RECORDS FOR PROCESSING start

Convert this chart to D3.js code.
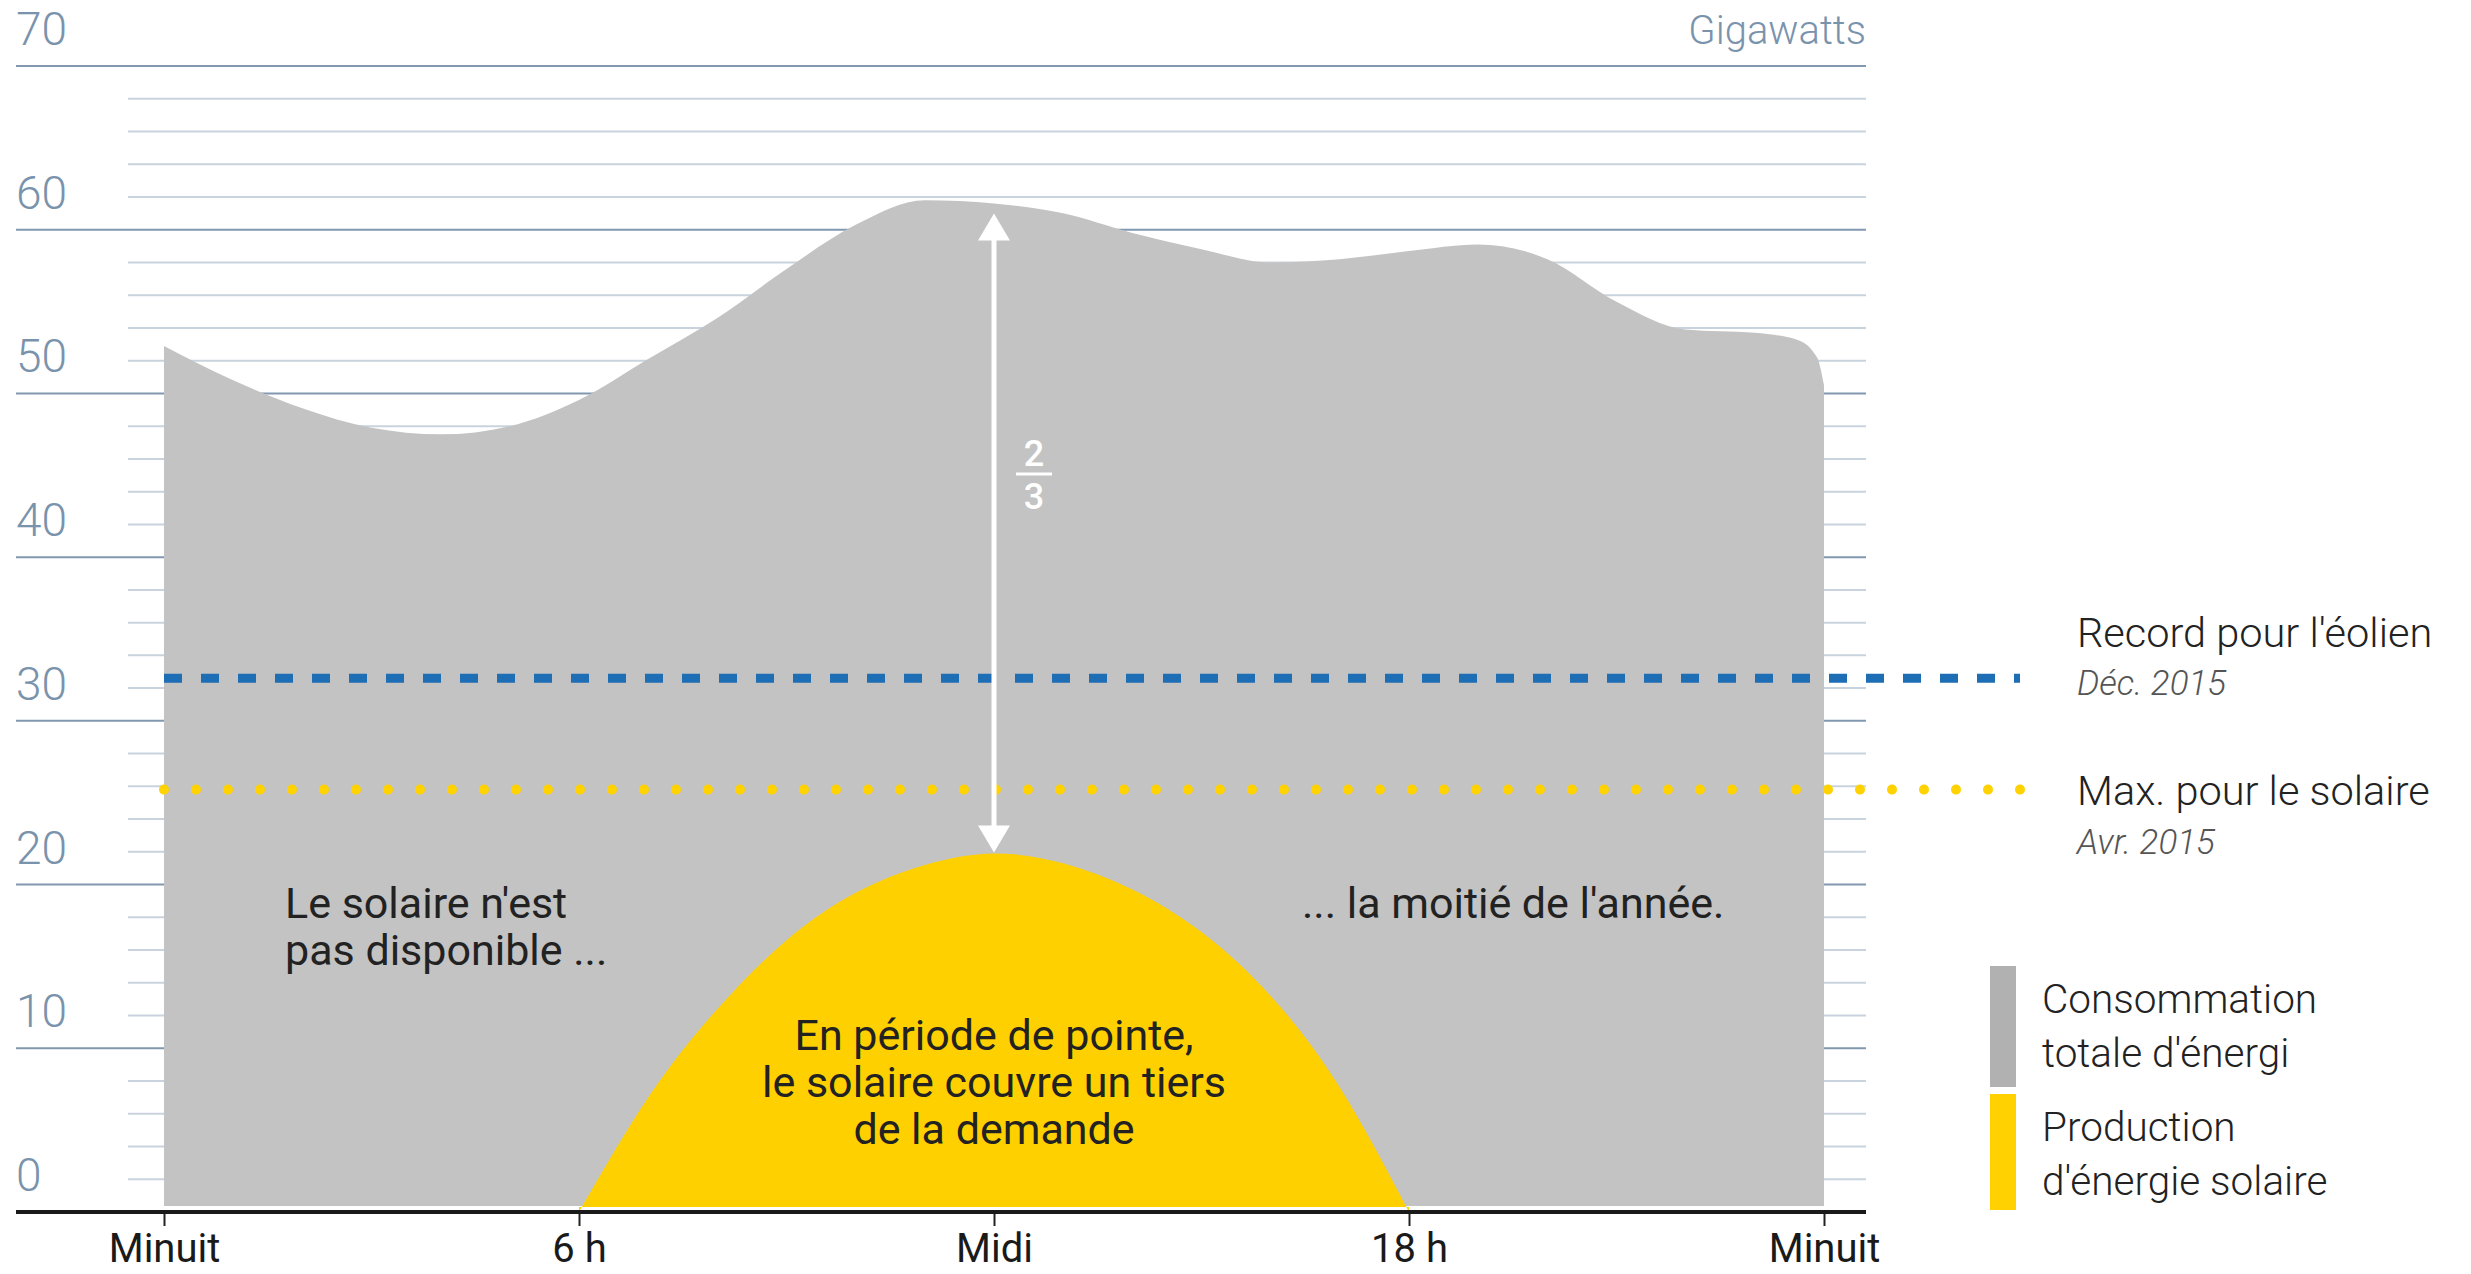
<!DOCTYPE html>
<html>
<head>
<meta charset="utf-8">
<script src="https://cdn.jsdelivr.net/npm/d3@7"></script>
<style>
  body { margin: 0; background: #fff; }
  text { font-family: Roboto, "Open Sans", sans-serif; }
</style>
</head>
<body>
<div id="chart"></div>
<script>
// consommation totale (GW) par heure
const hours = [0, 1, 2, 3, 4, 5, 6, 7, 8, 9, 10, 11, 12, 13, 14, 15, 16, 17, 18, 19, 20, 21, 22, 23, 23.6, 23.9, 24];
const consumption = [52.9, 50.8, 49.1, 47.9, 47.5, 48.0, 49.6, 52.1, 54.6, 57.6, 60.3, 61.8, 61.6, 61.0, 59.8, 58.8, 58.0, 58.2, 58.7, 59.1, 58.2, 55.6, 53.9, 53.7, 53.3, 52.2, 50.5];

// production solaire (GW)
const solarHours = [6, 7, 8, 9, 10, 11, 12, 13, 14, 15, 16, 17, 18];
const solar = [0, 7.0, 12.4, 16.6, 19.5, 21.2, 21.9, 21.3, 19.7, 17.1, 13.2, 7.6, 0];

const windRecord = 32.6;
const solarRecord = 25.8;

const yTicks = [0, 10, 20, 30, 40, 50, 60, 70];
const xTicks = [0, 6, 12, 18, 24];
const xTickLabels = ["Minuit", "6 h", "Midi", "18 h", "Minuit"];

const width = 2471;
const height = 1274;

const svg = d3.select("#chart")
  .append("svg")
  .attr("width", width)
  .attr("height", height);

const x = d3.scaleLinear().domain([0, 24]).range([164, 1824]);
const y = d3.scaleLinear().domain([0, 70]).range([1212, 66]);

const gridLeft = 16, minorLeft = 128, gridRight = 1866;
const areaGap = 6;

// grid
const grid = svg.append("g");
d3.range(2, 71, 2).forEach(v => {
  const major = v % 10 === 0;
  grid.append("line")
    .attr("x1", major ? gridLeft : minorLeft)
    .attr("x2", gridRight)
    .attr("y1", y(v))
    .attr("y2", y(v))
    .attr("stroke", major ? "#8298b0" : "#c9d3de")
    .attr("stroke-width", 2);
});

yTicks.forEach(v => {
  svg.append("text")
    .attr("x", gridLeft)
    .attr("y", y(v) - 21)
    .attr("fill", "#7a93ad")
    .attr("font-size", 46)
    .attr("font-weight", 300)
    .text(v);
});

svg.append("text")
  .attr("x", gridRight)
  .attr("y", y(70) - 22)
  .attr("text-anchor", "end")
  .attr("fill", "#7a93ad")
  .attr("font-size", 40)
  .attr("font-weight", 300)
  .text("Gigawatts");

// areas
const consData = hours.map((h, i) => ({ h: h, v: consumption[i] }));
const solarData = solarHours.map((h, i) => ({ h: h, v: solar[i] }));

const consArea = d3.area()
  .x(d => x(d.h))
  .y0(y(0) - areaGap)
  .y1(d => y(d.v))
  .curve(d3.curveMonotoneX);

const solarArea = d3.area()
  .x(d => x(d.h))
  .y0(y(0) - areaGap + 1)
  .y1(d => y(d.v))
  .curve(d3.curveNatural);

svg.append("path")
  .datum(consData)
  .attr("d", consArea)
  .attr("fill", "#c3c3c3");

svg.append("path")
  .datum(solarData)
  .attr("d", solarArea)
  .attr("fill", "#ffd000");

// record lines
svg.append("line")
  .attr("x1", x(0)).attr("x2", 2020)
  .attr("y1", y(windRecord)).attr("y2", y(windRecord))
  .attr("stroke", "#1e6eb6")
  .attr("stroke-width", 9)
  .attr("stroke-dasharray", "18 19");

svg.append("line")
  .attr("x1", x(0)).attr("x2", 2026)
  .attr("y1", y(solarRecord)).attr("y2", y(solarRecord))
  .attr("stroke", "#ffd200")
  .attr("stroke-width", 10)
  .attr("stroke-linecap", "round")
  .attr("stroke-dasharray", "0 32");

// arrow 2/3
const noon = consData.find(d => d.h === 12).v;
const noonSolar = solarData.find(d => d.h === 12).v;
const ax = x(12);
const aTop = y(noon) + 10;
const aBot = y(noonSolar) - 1;
const headW = 16, headH = 27;

svg.append("line")
  .attr("x1", ax).attr("x2", ax)
  .attr("y1", aTop + headH - 2).attr("y2", aBot - headH + 2)
  .attr("stroke", "#fff")
  .attr("stroke-width", 5);

svg.append("path")
  .attr("d", `M${ax},${aTop} L${ax - headW},${aTop + headH} L${ax + headW},${aTop + headH} Z`)
  .attr("fill", "#fff");
svg.append("path")
  .attr("d", `M${ax},${aBot} L${ax - headW},${aBot - headH} L${ax + headW},${aBot - headH} Z`)
  .attr("fill", "#fff");

const fx = ax + 40;
svg.append("text")
  .attr("x", fx).attr("y", 466)
  .attr("text-anchor", "middle")
  .attr("fill", "#fff")
  .attr("font-size", 36)
  .attr("font-weight", 500)
  .text("2");
svg.append("line")
  .attr("x1", fx - 18).attr("x2", fx + 18)
  .attr("y1", 474).attr("y2", 474)
  .attr("stroke", "#fff")
  .attr("stroke-width", 3);
svg.append("text")
  .attr("x", fx).attr("y", 509)
  .attr("text-anchor", "middle")
  .attr("fill", "#fff")
  .attr("font-size", 36)
  .attr("font-weight", 500)
  .text("3");

// x axis
const xAxis = d3.axisBottom(x)
  .tickValues(xTicks)
  .tickSize(14)
  .tickPadding(8)
  .tickFormat((d, i) => xTickLabels[i]);

const gx = svg.append("g")
  .attr("transform", `translate(0,${y(0)})`)
  .call(xAxis);
gx.select(".domain").remove();
gx.selectAll(".tick line").attr("stroke", "#222").attr("stroke-width", 2);
gx.selectAll(".tick text")
  .attr("fill", "#1a1a1a")
  .attr("font-size", 40)
  .attr("font-family", "Roboto, sans-serif")
  .attr("dy", "0.71em");

svg.append("line")
  .attr("x1", gridLeft).attr("x2", gridRight)
  .attr("y1", y(0)).attr("y2", y(0))
  .attr("stroke", "#1a1a1a")
  .attr("stroke-width", 4);

// annotations
const notes = svg.append("g").attr("fill", "#222").attr("font-size", 43);
notes.append("text").attr("x", 285).attr("y", 918).text("Le solaire n'est");
notes.append("text").attr("x", 285).attr("y", 965).text("pas disponible ...");
notes.append("text").attr("x", 1302).attr("y", 918).text("... la moitié de l'année.");

const peakLines = ["En période de pointe,", "le solaire couvre un tiers", "de la demande"];
peakLines.forEach((t, i) => {
  notes.append("text")
    .attr("x", x(12))
    .attr("y", 1050 + i * 47)
    .attr("text-anchor", "middle")
    .text(t);
});

// right labels
const side = svg.append("g").attr("font-size", 41.5);
side.append("text").attr("x", 2077).attr("y", 647).attr("fill", "#222").attr("font-weight", 300).text("Record pour l'éolien");
side.append("text").attr("x", 2077).attr("y", 695).attr("fill", "#555").attr("font-size", 35).attr("font-style", "italic").attr("font-weight", 300).text("Déc. 2015");
side.append("text").attr("x", 2077).attr("y", 805).attr("fill", "#222").attr("font-weight", 300).text("Max. pour le solaire");
side.append("text").attr("x", 2077).attr("y", 854).attr("fill", "#555").attr("font-size", 35).attr("font-style", "italic").attr("font-weight", 300).text("Avr. 2015");

// legend
const legendItems = [
  { color: "#b1b1b1", top: 966, bottom: 1087, lines: ["Consommation", "totale d'énergi"] },
  { color: "#ffd100", top: 1094, bottom: 1210, lines: ["Production", "d'énergie solaire"] }
];
const legend = svg.append("g");
legendItems.forEach(item => {
  legend.append("rect")
    .attr("x", 1990)
    .attr("y", item.top)
    .attr("width", 26)
    .attr("height", item.bottom - item.top)
    .attr("fill", item.color);
  item.lines.forEach((t, i) => {
    legend.append("text")
      .attr("x", 2042)
      .attr("y", item.top + 47 + i * 54)
      .attr("fill", "#222")
      .attr("font-size", 40.5)
      .attr("font-weight", 300)
      .text(t);
  });
});
</script>
</body>
</html>
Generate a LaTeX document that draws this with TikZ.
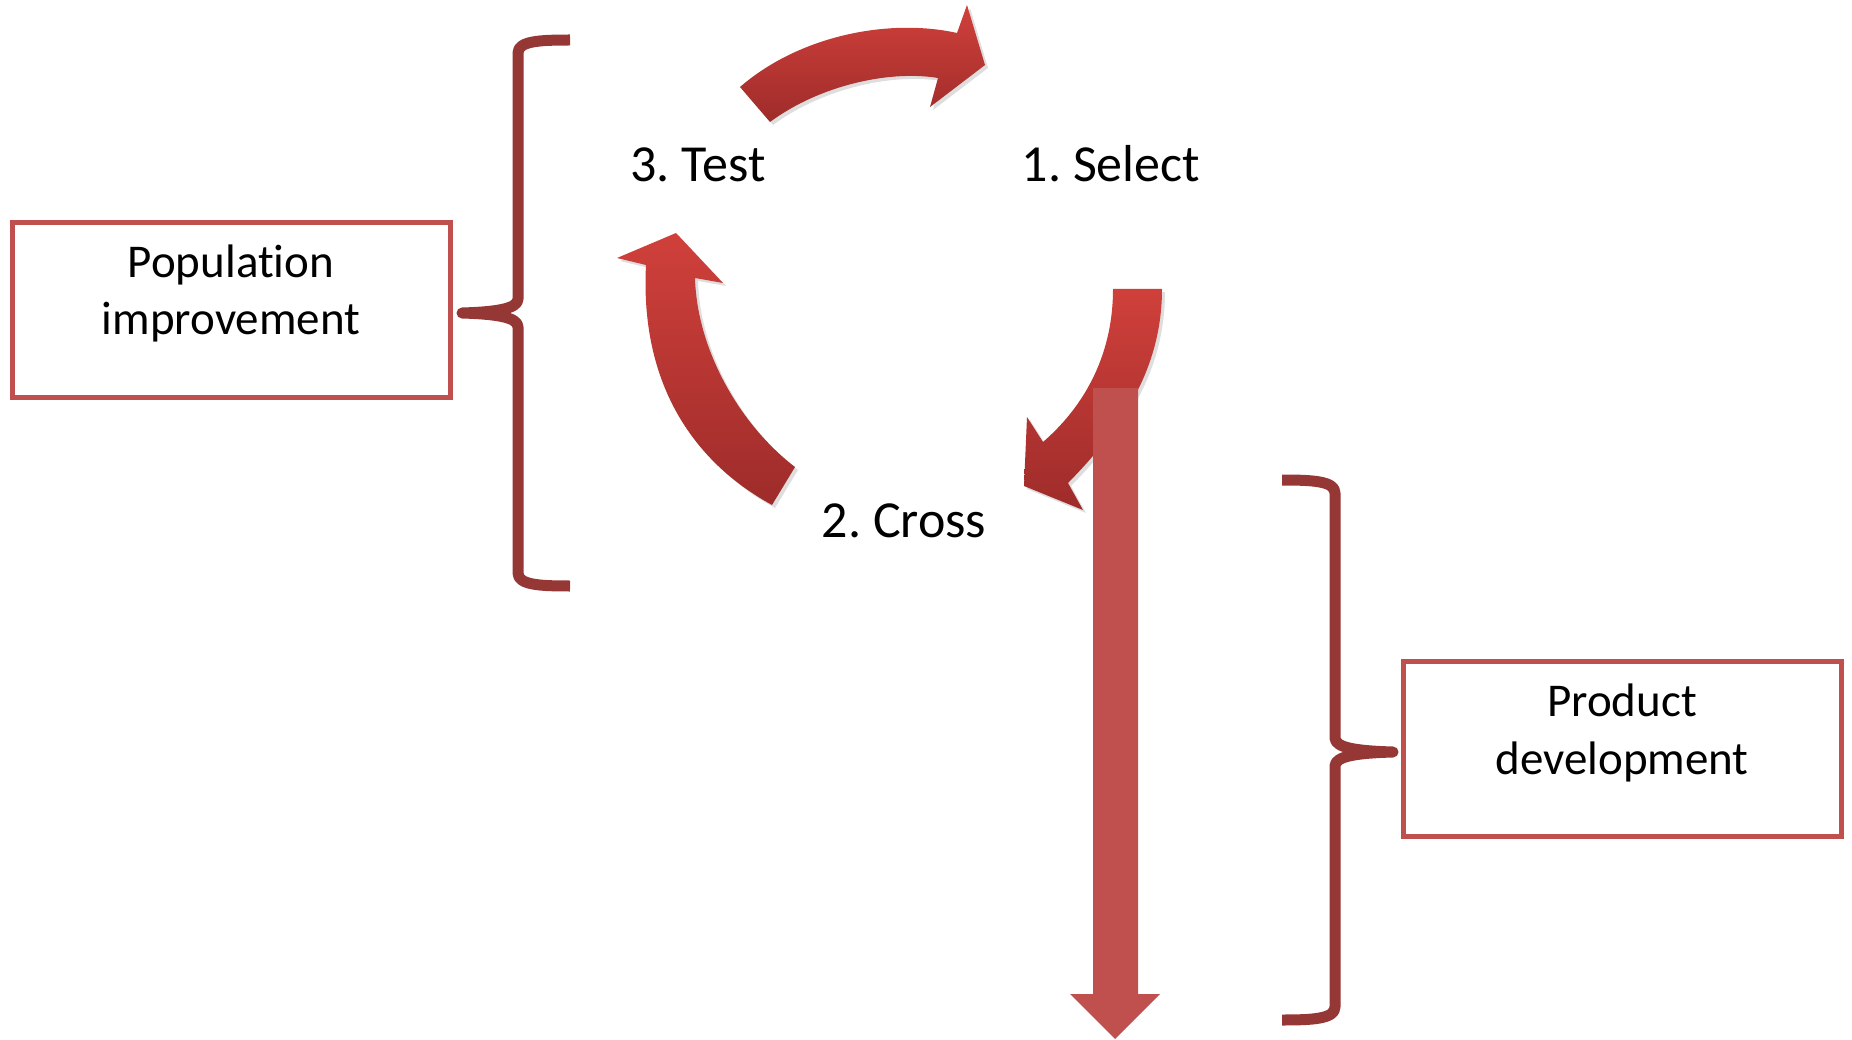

RECORDS FOR PROCESSING end

GIVEN PROBLEM: Repeat the listing above from its first line through the line that contains "const solarRecord = 25.8;", both included, and nothing more. Drop the pictures.

RESPONSE BELOW:
Convert this chart to D3.js code.
<!DOCTYPE html>
<html>
<head>
<meta charset="utf-8">
<script src="https://cdn.jsdelivr.net/npm/d3@7"></script>
<style>
  body { margin: 0; background: #fff; }
  text { font-family: Roboto, "Open Sans", sans-serif; }
</style>
</head>
<body>
<div id="chart"></div>
<script>
// consommation totale (GW) par heure
const hours = [0, 1, 2, 3, 4, 5, 6, 7, 8, 9, 10, 11, 12, 13, 14, 15, 16, 17, 18, 19, 20, 21, 22, 23, 23.6, 23.9, 24];
const consumption = [52.9, 50.8, 49.1, 47.9, 47.5, 48.0, 49.6, 52.1, 54.6, 57.6, 60.3, 61.8, 61.6, 61.0, 59.8, 58.8, 58.0, 58.2, 58.7, 59.1, 58.2, 55.6, 53.9, 53.7, 53.3, 52.2, 50.5];

// production solaire (GW)
const solarHours = [6, 7, 8, 9, 10, 11, 12, 13, 14, 15, 16, 17, 18];
const solar = [0, 7.0, 12.4, 16.6, 19.5, 21.2, 21.9, 21.3, 19.7, 17.1, 13.2, 7.6, 0];

const windRecord = 32.6;
const solarRecord = 25.8;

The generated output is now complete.